Das Beispiel Elon Musk zeigt, dass der Prozess des Aufbrechens politischer Monopolstrukturen in den USA im Vergleich zu Deutschland oder anderen europäischen Ländern deutlich fortgeschritten ist. Musk dürfte als einer der Ersten aus der „Big Tech Community“ erkannt haben, dass die von den aktuell noch tonangebenden Eliten seit etwa einem Jahrzehnt betriebene, immer rigorosere Einschränkung der Meinungsfreiheit die Aussicht auf Profite für die Mitläufer enorm schmälert und die „Freiheit der Rede“ als Ausfluss der allgemeinen Handlungsfreiheit auch die Grundvoraussetzung für jeden unternehmerischen Erfolg und den damit zusammenhängenden innovativen Entdeckungsprozess des Wettbewerbs ist.
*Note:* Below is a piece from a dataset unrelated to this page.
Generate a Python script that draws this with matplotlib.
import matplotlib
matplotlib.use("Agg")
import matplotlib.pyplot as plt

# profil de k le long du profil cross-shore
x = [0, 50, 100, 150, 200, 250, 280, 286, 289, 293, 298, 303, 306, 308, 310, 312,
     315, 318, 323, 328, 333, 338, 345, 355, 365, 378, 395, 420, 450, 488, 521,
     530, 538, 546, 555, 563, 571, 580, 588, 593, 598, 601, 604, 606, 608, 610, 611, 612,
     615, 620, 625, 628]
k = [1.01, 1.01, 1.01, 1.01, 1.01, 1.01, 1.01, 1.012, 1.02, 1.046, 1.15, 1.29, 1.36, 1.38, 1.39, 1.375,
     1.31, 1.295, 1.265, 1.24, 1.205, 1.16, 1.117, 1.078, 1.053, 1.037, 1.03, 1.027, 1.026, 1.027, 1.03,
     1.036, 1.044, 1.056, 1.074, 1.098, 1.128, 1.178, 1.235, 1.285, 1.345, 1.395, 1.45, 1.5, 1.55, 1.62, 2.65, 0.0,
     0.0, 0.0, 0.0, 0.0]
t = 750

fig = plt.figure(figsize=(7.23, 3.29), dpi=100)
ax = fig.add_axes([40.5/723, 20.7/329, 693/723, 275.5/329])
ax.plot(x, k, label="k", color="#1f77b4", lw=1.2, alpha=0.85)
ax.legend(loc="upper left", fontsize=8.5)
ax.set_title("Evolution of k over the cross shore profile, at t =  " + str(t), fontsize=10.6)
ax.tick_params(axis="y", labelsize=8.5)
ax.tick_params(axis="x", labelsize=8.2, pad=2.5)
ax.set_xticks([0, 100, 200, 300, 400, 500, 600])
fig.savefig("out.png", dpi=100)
Gerade „Big Tech“ könnte den Anstoß geben, die „kooperatistischen“ alten Eliten durch eine Gegenelite zu ersetzen, die erkennt, dass sich ihr Erfolg nur auf Basis derselben freiheitlichen Prinzipien realisieren lässt, die schon im 19. Jahrhundert den Weg für die damaligen „Industriemagnaten“ ebneten.
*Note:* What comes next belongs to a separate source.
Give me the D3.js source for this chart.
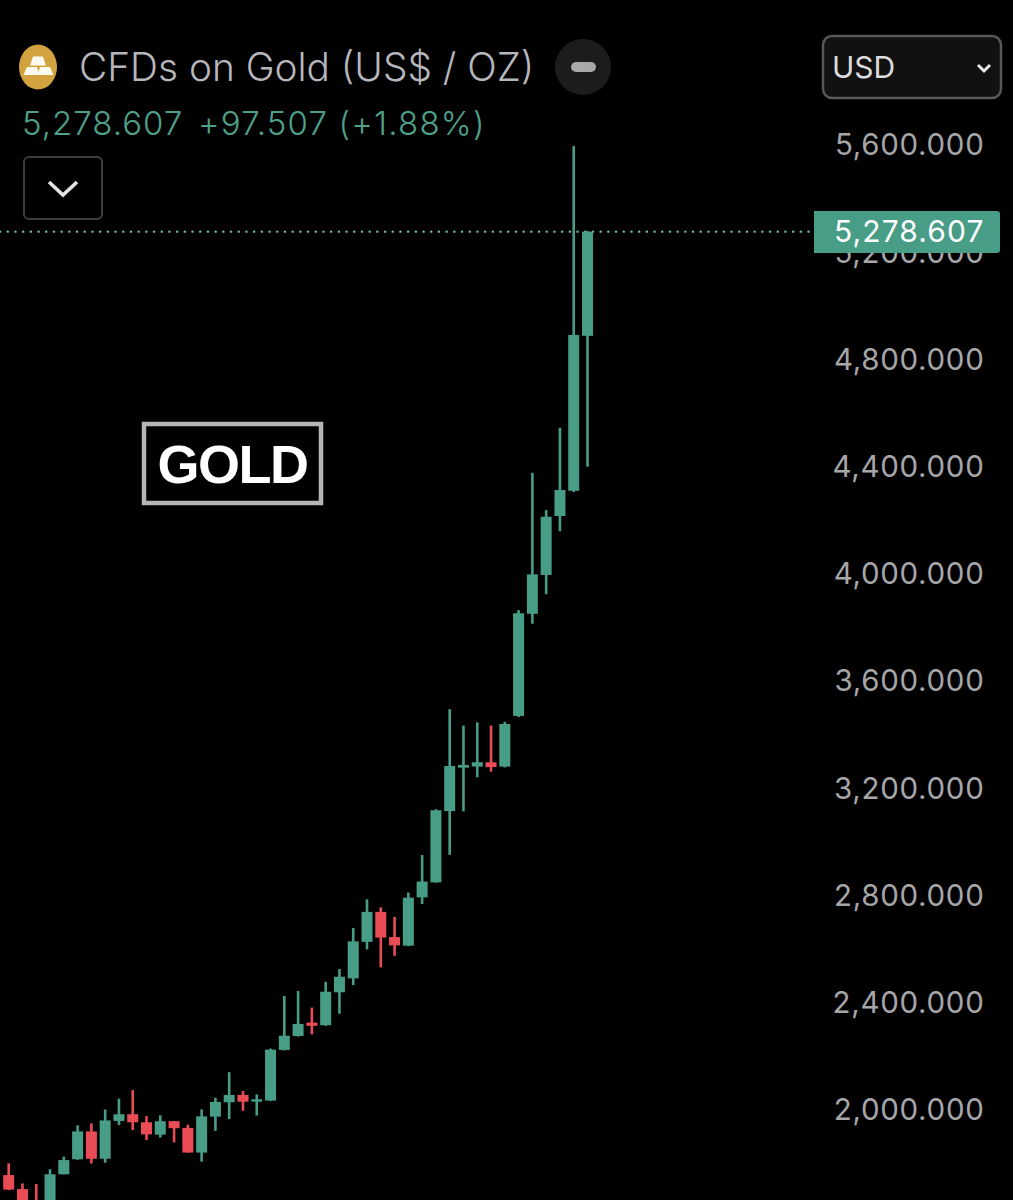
<!DOCTYPE html>
<html>
<head>
<meta charset="utf-8">
<script src="https://cdn.jsdelivr.net/npm/d3@7"></script>
<style>
  html, body { margin: 0; padding: 0; background: #000; }
  svg { display: block; }
  text { font-family: Inter, "Noto Sans", sans-serif; }
</style>
</head>
<body>
<svg id="chart" width="1013" height="1200"></svg>
<script>
// candle values, oldest first
const opens = [1759, 1707, 1650, 1620, 1762, 1818, 1922, 1820, 1961, 1986, 1956, 1910, 1960, 1935, 1843,
  1977, 2031, 2058, 2033, 2037, 2226, 2278, 2328, 2318, 2441, 2493, 2629, 2741, 2647, 2615, 2795, 2851,
  3117, 3279, 3283, 3299, 3283, 3472, 3853, 3998, 4218, 4312, 4890];
const highs = [1803, 1728, 1726, 1781, 1828, 1945, 1952, 2004, 2044, 2076, 1979, 1982, 1961, 1947, 2004,
  2048, 2143, 2073, 2060, 2231, 2427, 2446, 2384, 2480, 2528, 2681, 2788, 2758, 2722, 2813, 2953, 3124,
  3497, 3436, 3448, 3436, 3450, 3867, 4379, 4240, 4547, 5598, 5281];
const lows = [1703, 1630, 1590, 1600, 1762, 1816, 1802, 1805, 1946, 1927, 1890, 1899, 1881, 1843, 1809,
  1924, 1968, 1999, 1981, 2035, 2224, 2276, 2284, 2316, 2361, 2468, 2601, 2534, 2577, 2613, 2770, 2850,
  2954, 3116, 3243, 3264, 3280, 3468, 3816, 3926, 4161, 4307, 4402];
const closes = [1705, 1650, 1600, 1762, 1815, 1922, 1820, 1963, 1986, 1956, 1911, 1960, 1934, 1843, 1978,
  2032, 2058, 2033, 2042, 2227, 2279, 2323, 2316, 2443, 2499, 2631, 2741, 2645, 2616, 2794, 2854, 3120,
  3285, 3289, 3299, 3281, 3442, 3855, 4000, 4215, 4315, 4893, 5278.607];

const priceTicks = [2000, 2400, 2800, 3200, 3600, 4000, 4400, 4800, 5200, 5600];
const lastPrice = 5278.607;
const titleText = "CFDs on Gold (US$ / OZ)";
const changeText = "5,278.607";
const changeText2 = "+97.507 (+1.88%)";

const GREEN = "#479d86", RED = "#ea4c56";

const svg = d3.select("#chart");
svg.append("rect").attr("width", 1013).attr("height", 1200).attr("fill", "#000");

const x = d3.scaleLinear().domain([0, opens.length - 1]).range([8.7, 587.5]);
const y = d3.scaleLinear().domain([2000, 5600]).range([1110.5, 145.5]);

// price axis, the labels sit a little above their true position like in the app
const axis = d3.axisRight(y).tickValues(priceTicks).tickSize(0).tickFormat(d3.format(",.3f"));
const axisG = svg.append("g").attr("transform", "translate(984.5,0)").call(axis);
axisG.select(".domain").remove();
axisG.selectAll("text")
  .attr("x", 0).attr("dy", "0.35em")
  .attr("transform", "translate(0,-1)")
  .attr("text-anchor", "end")
  .attr("fill", "#a6a6a9")
  .style("font-family", "Inter, sans-serif")
  .style("font-size", "29.5px")
  .style("letter-spacing", "0.7px");

// dotted last price line
svg.append("line")
  .attr("x1", 0).attr("x2", 814).attr("y1", y(lastPrice)).attr("y2", y(lastPrice))
  .attr("stroke", "#6dbba5").attr("stroke-width", 2.4).attr("stroke-linecap", "round")
  .attr("stroke-dasharray", "0.1 7.6");

// candles
const candles = svg.append("g").selectAll("g").data(opens).join("g")
  .attr("fill", (d, i) => closes[i] >= d ? GREEN : RED);
candles.append("rect")
  .attr("x", (d, i) => x(i) - 1.3)
  .attr("width", 2.6)
  .attr("y", (d, i) => y(highs[i]))
  .attr("height", (d, i) => y(lows[i]) - y(highs[i]));
candles.append("rect")
  .attr("x", (d, i) => x(i) - 5.5)
  .attr("width", 11)
  .attr("y", (d, i) => y(Math.max(d, closes[i])))
  .attr("height", (d, i) => Math.max(2, Math.abs(y(d) - y(closes[i]))));

// last price tag
svg.append("path")
  .attr("d", "M814,211H997a3,3 0 0 1 3,3V250a3,3 0 0 1 -3,3H814Z")
  .attr("fill", GREEN);
svg.append("text")
  .attr("x", 984.5).attr("y", 241.5).attr("text-anchor", "end")
  .attr("fill", "#fff").style("font-size", "30px").style("letter-spacing", "1.1px")
  .text(d3.format(",.3f")(lastPrice));

// header
const icon = svg.append("g");
icon.append("ellipse").attr("cx", 38).attr("cy", 67).attr("rx", 19).attr("ry", 22.5).attr("fill", "#d2a23f");
icon.selectAll("path").data([
  "M33,56.5H43L46,65.5H30Z",
  "M27,67H37L39.5,75H23.5Z",
  "M40,67H50L53.5,75H37.5Z"
]).join("path").attr("d", d => d).attr("fill", "#fffaf0");

svg.append("text")
  .attr("x", 79).attr("y", 81)
  .attr("fill", "#b6b7bc").style("font-size", "38.8px").style("font-weight", 300)
  .text(titleText);

svg.append("ellipse").attr("cx", 583).attr("cy", 67).attr("rx", 28).attr("ry", 28).attr("fill", "#1c1c1e");
svg.append("rect").attr("x", 571).attr("y", 62).attr("width", 25).attr("height", 10).attr("rx", 5).attr("fill", "#a9a9ab");

svg.append("text")
  .attr("x", 22).attr("y", 135)
  .attr("fill", "#4fa08a").style("font-size", "33px").style("font-weight", 300).style("letter-spacing", "1px")
  .text(changeText);
svg.append("text")
  .attr("x", 198).attr("y", 135)
  .attr("fill", "#4fa08a").style("font-size", "33px").style("font-weight", 300).style("letter-spacing", "1.2px")
  .text(changeText2);

// collapse button
svg.append("rect").attr("x", 24).attr("y", 157).attr("width", 78).attr("height", 62).attr("rx", 5)
  .attr("fill", "none").attr("stroke", "#3d3d3f").attr("stroke-width", 2);
svg.append("path").attr("d", "M49,182L63,195L77,182")
  .attr("fill", "none").attr("stroke", "#e3e3e3").attr("stroke-width", 3.6);

// currency select
svg.append("rect").attr("x", 823).attr("y", 36).attr("width", 178).attr("height", 62).attr("rx", 9)
  .attr("fill", "#111112").attr("stroke", "#58585a").attr("stroke-width", 2.5);
svg.append("text").attr("x", 832).attr("y", 78)
  .attr("fill", "#dcdcdc").style("font-size", "30px").text("USD");
svg.append("path").attr("d", "M978,65L984,71L990,65")
  .attr("fill", "none").attr("stroke", "#e8e8e8").attr("stroke-width", 3);

// GOLD label
svg.append("rect").attr("x", 144).attr("y", 424).attr("width", 177).attr("height", 79)
  .attr("fill", "#000").attr("stroke", "#b5b5b5").attr("stroke-width", 4.5);
svg.append("text")
  .attr("x", 232.5).attr("y", 483).attr("text-anchor", "middle")
  .attr("fill", "#fff")
  .style("font-family", "'Liberation Sans', sans-serif")
  .style("font-weight", 700).style("font-size", "54px").style("letter-spacing", "-1.5px")
  .text("GOLD");
</script>
</body>
</html>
Dieser Anstoß benötigt natürlich viele Milliarden und kann deshalb nicht von Graswurzelbewegungen ausgehen, die immer nur als Stachel im Fleisch oder wie Sand im Getriebe wirken können. Allerdings helfen sehr häufig schon kleinere, gezielt gesetzte Investitionen, die keine Milliarden kosten und gerade durch die finanzielle Unterstützung alternativer und unabhängiger Medienprojekte, „Thinktanks“ und politischer Freiheitsinitiativen vielfache Früchte in europäischen Ländern wie Deutschland tragen, in denen das Licht der Freiheit nur sehr schwach leuchtet und die Dunkelheit des ökosozialistischen Etatismus besonders erdrückend ist.